Scale and manage a RethinkDB cluster
RethinkDB is a distributed database, designed for clustering and easy scalability. To add a new server to the cluster, simply launch it from the command line with the --join
option and specify the host of an existing server. When you have a cluster with multiple servers, you can configure sharding and replication on a per-table basis. Any feature that works with a single instance of the database will work exactly as expected with a sharded cluster.
The RethinkDB server includes an administrative user interface, which you can access in your Web browser. The admin interface offers a user-friendly way to manage and monitor your database cluster. You can even use it to configure sharding and replication with a few clicks.
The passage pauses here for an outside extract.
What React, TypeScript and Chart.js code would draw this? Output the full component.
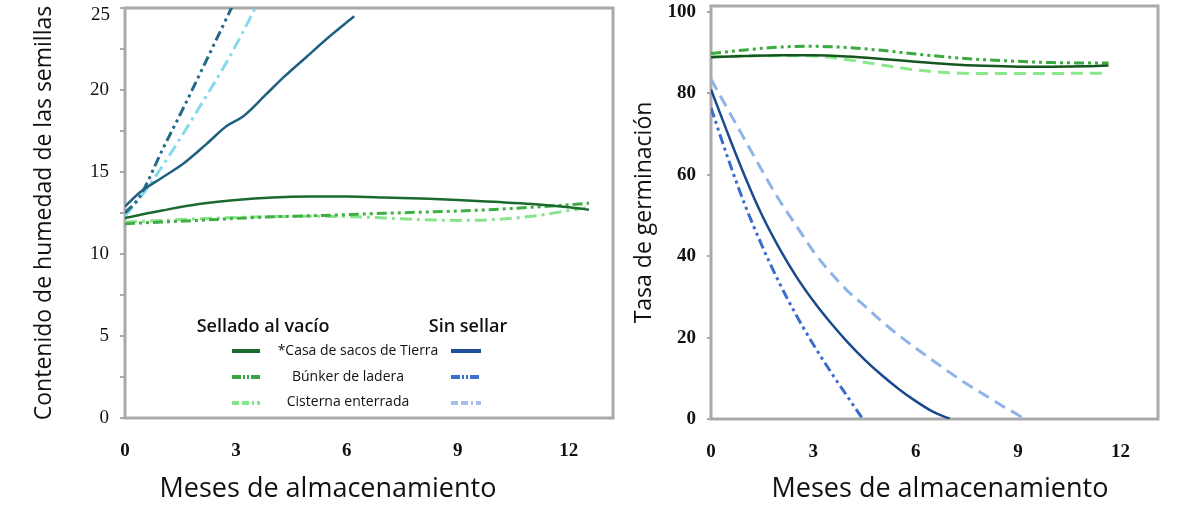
import React, { useEffect, useRef } from "react";
import { Chart, registerables } from "chart.js";

Chart.register(...registerables);

// ---------------- data ----------------
const monthTicks = [0, 3, 6, 9, 12];
const moistureTicks = [0, 2.5, 5, 7.5, 10, 12.5, 15, 17.5, 20, 22.5, 25];
const moistureLabelStep = 5;
const germinationTicks = [0, 20, 40, 60, 80, 100];

// Left chart: seed moisture content (%)
const moistSealedX = [0, 1, 2, 3, 4, 5, 6, 7, 8, 9, 10, 11, 12, 12.55];
const moistSealedCasa = [12.2, 12.65, 13.05, 13.3, 13.45, 13.5, 13.5, 13.45, 13.38, 13.3, 13.18, 13.05, 12.85, 12.7];
const moistSealedBunker = [11.85, 11.95, 12.05, 12.17, 12.27, 12.33, 12.4, 12.48, 12.55, 12.62, 12.72, 12.85, 13.0, 13.1];
const moistSealedCisterna = [11.95, 12.05, 12.15, 12.23, 12.28, 12.3, 12.28, 12.2, 12.1, 12.05, 12.1, 12.3, 12.65, 12.85];

const moistOpenCasaX = [0, 0.4, 1, 1.6, 2.2, 2.75, 3.2, 3.8, 4.3, 4.9, 5.5, 6.2];
const moistOpenCasa = [12.9, 13.75, 14.65, 15.55, 16.7, 17.8, 18.4, 19.7, 20.8, 22.0, 23.2, 24.5];
const moistOpenBunkerX = [0, 0.4, 1, 1.6, 2.2, 2.9];
const moistOpenBunker = [12.5, 13.5, 16.3, 19.0, 21.8, 25.1];
const moistOpenCisternaX = [0, 0.5, 1.2, 2, 2.8, 3.55];
const moistOpenCisterna = [12.3, 13.7, 16.0, 18.9, 21.9, 25.1];

// Right chart: germination rate (%)
const germSealedX = [0, 1, 2, 3, 4, 5, 6, 7, 8, 9, 10, 11, 11.65];
const germSealedCasa = [88.9, 89.2, 89.4, 89.4, 89.1, 88.5, 87.8, 87.2, 86.8, 86.6, 86.6, 86.7, 86.9];
const germSealedBunker = [89.8, 90.7, 91.4, 91.6, 91.3, 90.6, 89.7, 88.9, 88.3, 87.9, 87.6, 87.5, 87.5];
const germSealedCisterna = [89.0, 89.2, 89.3, 89.2, 88.3, 87.0, 85.8, 85.1, 84.9, 84.9, 84.9, 85.0, 85.0];

const germOpenCasaX = [0, 0.5, 1, 1.5, 2, 2.5, 3, 3.5, 4, 4.5, 5, 5.5, 6, 6.5, 7];
const germOpenCasa = [81, 70, 59.5, 50, 42, 35, 29, 23.7, 18.9, 14.6, 10.8, 7.4, 4.4, 1.8, 0];
const germOpenBunkerX = [0, 0.5, 1, 1.5, 2, 2.5, 3, 3.5, 4, 4.45];
const germOpenBunker = [76.5, 64, 52.5, 42.5, 33.5, 25.5, 18.3, 11.7, 5.5, 0];
const germOpenCisternaX = [0, 0.5, 1, 1.5, 2, 2.5, 3, 3.5, 4, 4.5, 5, 5.5, 6, 6.5, 7, 7.5, 8, 8.5, 9, 9.2];
const germOpenCisterna = [83.5, 76, 68.5, 61, 53.8, 47.5, 41.2, 36, 31.5, 27.8, 24, 20.6, 17.4, 14.4, 11.4, 8.6, 6, 3.4, 1, 0];

// ---------------- styles ----------------
const GRAY = "#a9a9a9";
const INK = "#111111";
const TITLE_FONT = '"Open Sans"';
const DASH_DOT_DOT = [10, 4, 3, 4, 3, 4];
const DASH_DOT = [12, 5, 3, 5];
const DASHED = [12, 7];

const zip = (xs: number[], ys: number[]) => xs.map((x, i) => ({ x, y: ys[i] }));

type TextItem = { text: string; x: number; y: number; font: string; align?: CanvasTextAlign };
type Sample = { x1: number; x2: number; y: number; color: string; dash: number[]; width: number };

function makeOverlay(texts: TextItem[], samples: Sample[]) {
  return {
    id: "overlay",
    beforeDatasetsDraw(chart: any) {
      const { ctx, chartArea } = chart;
      ctx.save();
      ctx.strokeStyle = GRAY;
      ctx.lineWidth = 3;
      ctx.strokeRect(chartArea.left, chartArea.top, chartArea.right - chartArea.left, chartArea.bottom - chartArea.top);
      ctx.restore();
    },
    afterDraw(chart: any) {
      const ctx = chart.ctx;
      ctx.save();
      ctx.fillStyle = INK;
      ctx.textBaseline = "middle";
      for (const t of texts) {
        ctx.textAlign = t.align || "center";
        ctx.font = t.font;
        ctx.fillText(t.text, t.x, t.y);
      }
      for (const s of samples) {
        ctx.beginPath();
        ctx.strokeStyle = s.color;
        ctx.lineWidth = s.width;
        ctx.setLineDash(s.dash);
        ctx.moveTo(s.x1, s.y);
        ctx.lineTo(s.x2, s.y);
        ctx.stroke();
      }
      ctx.restore();
    },
  };
}

function line(label: string, data: { x: number; y: number }[], color: string, dash: number[], width: number) {
  return {
    label,
    data,
    borderColor: color,
    backgroundColor: color,
    borderDash: dash,
    borderWidth: width,
    pointRadius: 0,
    fill: false,
    cubicInterpolationMode: "monotone" as const,
  };
}

const tickBold = { family: "Liberation Serif", size: 19, weight: "bold" as const };

const noPadV = (s: any, width: number) => {
  s.width = width;
  s.paddingTop = 0;
  s.paddingBottom = 0;
};
const noPadH = (s: any, height: number) => {
  s.height = height;
  s.paddingLeft = 0;
  s.paddingRight = 0;
};

function LeftChart() {
  const ref = useRef<HTMLCanvasElement>(null);
  useEffect(() => {
    const topTick = moistureTicks[moistureTicks.length - 1];
    const texts: TextItem[] = [
      { text: String(topTick), x: 110, y: 15, font: '19px "Liberation Serif"', align: "right" },
      { text: "Meses de almacenamiento", x: 328, y: 489, font: `27px ${TITLE_FONT}` },
      { text: "Sellado al vacío", x: 263, y: 327, font: `600 18px ${TITLE_FONT}` },
      { text: "Sin sellar", x: 468, y: 327, font: `600 18px ${TITLE_FONT}` },
      { text: "*Casa de sacos de Tierra", x: 358, y: 351, font: `14px ${TITLE_FONT}` },
      { text: "Búnker de ladera", x: 348, y: 377, font: `14px ${TITLE_FONT}` },
      { text: "Cisterna enterrada", x: 348, y: 402, font: `14px ${TITLE_FONT}` },
    ];
    const samples: Sample[] = [
      { x1: 232, x2: 260, y: 351, color: "#1d6b2e", dash: [], width: 4 },
      { x1: 232, x2: 260, y: 377, color: "#3aa543", dash: [9, 2, 2, 2, 2, 2], width: 4 },
      { x1: 232, x2: 260, y: 403, color: "#86e58a", dash: [7, 3, 7, 3, 2, 3], width: 4 },
      { x1: 451, x2: 481, y: 351, color: "#1d4f9c", dash: [], width: 4 },
      { x1: 451, x2: 481, y: 377, color: "#3b6fd2", dash: [9, 2, 2, 2, 2, 2], width: 4 },
      { x1: 451, x2: 481, y: 403, color: "#a3bfe9", dash: [7, 3, 7, 3, 2, 3], width: 4 },
    ];
    const chart = new Chart(ref.current!, {
      type: "line",
      data: {
        datasets: [
          line("Casa sellado", zip(moistSealedX, moistSealedCasa), "#1b6a2e", [], 2.5),
          line("Búnker sellado", zip(moistSealedX, moistSealedBunker), "#3fae45", DASH_DOT_DOT, 3),
          line("Cisterna sellado", zip(moistSealedX, moistSealedCisterna), "#88e38a", DASH_DOT, 3),
          line("Casa sin sellar", zip(moistOpenCasaX, moistOpenCasa), "#1f6080", [], 2.5),
          line("Búnker sin sellar", zip(moistOpenBunkerX, moistOpenBunker), "#236b86", DASH_DOT_DOT, 3),
          line("Cisterna sin sellar", zip(moistOpenCisternaX, moistOpenCisterna), "#86d9ee", DASH_DOT, 3),
        ],
      },
      options: {
        responsive: false,
        animation: false,
        layout: { padding: { left: 0, top: 8, right: 7, bottom: 0 } },
        plugins: { legend: { display: false }, tooltip: { enabled: false } },
        scales: {
          x: {
            type: "linear",
            min: 0,
            max: 13.2,
            afterBuildTicks: (s: any) => { s.ticks = monthTicks.map((v) => ({ value: v })); },
            afterFit: (s: any) => noPadH(s, 107),
            grid: { display: false },
            border: { display: false },
            ticks: { color: INK, font: tickBold, padding: 14, maxRotation: 0, autoSkip: false },
          },
          y: {
            type: "linear",
            min: 0,
            max: 25,
            afterBuildTicks: (s: any) => { s.ticks = moistureTicks.map((v) => ({ value: v })); },
            afterFit: (s: any) => noPadV(s, 125),
            grid: { drawOnChartArea: false, drawTicks: true, tickLength: 5, color: GRAY, lineWidth: 2 },
            border: { display: false },
            ticks: {
              color: INK,
              font: { family: "Liberation Serif", size: 19 },
              padding: 11,
              autoSkip: false,
              // top label is drawn by the overlay, slightly lowered so it is not clipped
              callback: (v: any) =>
                Number(v) % moistureLabelStep === 0 && Number(v) !== topTick ? String(v) : "",
            },
            title: {
              display: true,
              text: "Contenido de humedad de las semillas",
              color: INK,
              font: { family: "Open Sans", size: 23 },
              padding: { top: 31, bottom: 0 },
            },
          },
        },
      },
      plugins: [makeOverlay(texts, samples)],
    } as any);
    return () => chart.destroy();
  }, []);
  return <canvas ref={ref} width={620} height={525} style={{ display: "block" }} />;
}

function RightChart() {
  const ref = useRef<HTMLCanvasElement>(null);
  useEffect(() => {
    const texts: TextItem[] = [
      { text: "Meses de almacenamiento", x: 320, y: 489, font: `27px ${TITLE_FONT}` },
    ];
    const chart = new Chart(ref.current!, {
      type: "line",
      data: {
        datasets: [
          line("Casa sellado", zip(germSealedX, germSealedCasa), "#15561f", [], 2.5),
          line("Búnker sellado", zip(germSealedX, germSealedBunker), "#3aaa3e", DASH_DOT_DOT, 3),
          line("Cisterna sellado", zip(germSealedX, germSealedCisterna), "#8ae88c", DASHED, 3),
          line("Casa sin sellar", zip(germOpenCasaX, germOpenCasa), "#1a4a8e", [], 2.5),
          line("Búnker sin sellar", zip(germOpenBunkerX, germOpenBunker), "#3a6cd0", DASH_DOT_DOT, 3),
          line("Cisterna sin sellar", zip(germOpenCisternaX, germOpenCisterna), "#8fb4e8", DASHED, 3),
        ],
      },
      options: {
        responsive: false,
        animation: false,
        layout: { padding: { left: 0, top: 6, right: 42, bottom: 0 } },
        plugins: { legend: { display: false }, tooltip: { enabled: false } },
        scales: {
          x: {
            type: "linear",
            min: 0,
            max: 13.1,
            afterBuildTicks: (s: any) => { s.ticks = monthTicks.map((v) => ({ value: v })); },
            afterFit: (s: any) => noPadH(s, 106),
            grid: { display: false },
            border: { display: false },
            ticks: { color: INK, font: tickBold, padding: 14, maxRotation: 0, autoSkip: false },
          },
          y: {
            type: "linear",
            min: 0,
            max: 101.5,
            afterBuildTicks: (s: any) => { s.ticks = germinationTicks.map((v) => ({ value: v })); },
            afterFit: (s: any) => noPadV(s, 91),
            grid: { drawOnChartArea: false, drawTicks: true, tickLength: 4, color: GRAY, lineWidth: 2 },
            border: { display: false },
            ticks: { color: INK, font: tickBold, padding: 11, autoSkip: false },
            title: {
              display: true,
              text: "Tasa de germinación",
              color: INK,
              font: { family: "Open Sans", size: 23 },
              padding: { top: 11, bottom: 0 },
            },
          },
        },
      },
      plugins: [makeOverlay(texts, [])],
    } as any);
    return () => chart.destroy();
  }, []);
  return <canvas ref={ref} width={580} height={525} style={{ display: "block" }} />;
}

export default function App() {
  return (
    <div
      style={{
        position: "absolute",
        left: 0,
        top: 0,
        width: 1200,
        height: 525,
        background: "#ffffff",
        display: "flex",
        flexDirection: "row",
      }}
    >
      <LeftChart />
      <RightChart />
    </div>
  );
}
RethinkDB also supports a ReQL-based approach to cluster configuration, which is ideal for fine-grained control and automation. ReQL includes a simple reconfigure
function that you can chain to a table to set sharding and replication settings. The cluster also exposes much of its internal configuration state through a set of special RethinkDB tables. You can perform queries against the system tables to tweak the configuration or retrieve statistics for monitoring purposes. Virtually all of the functionality provided by the browser-based administrative console is implemented on top of the ReQL-based configuration and monitoring APIs.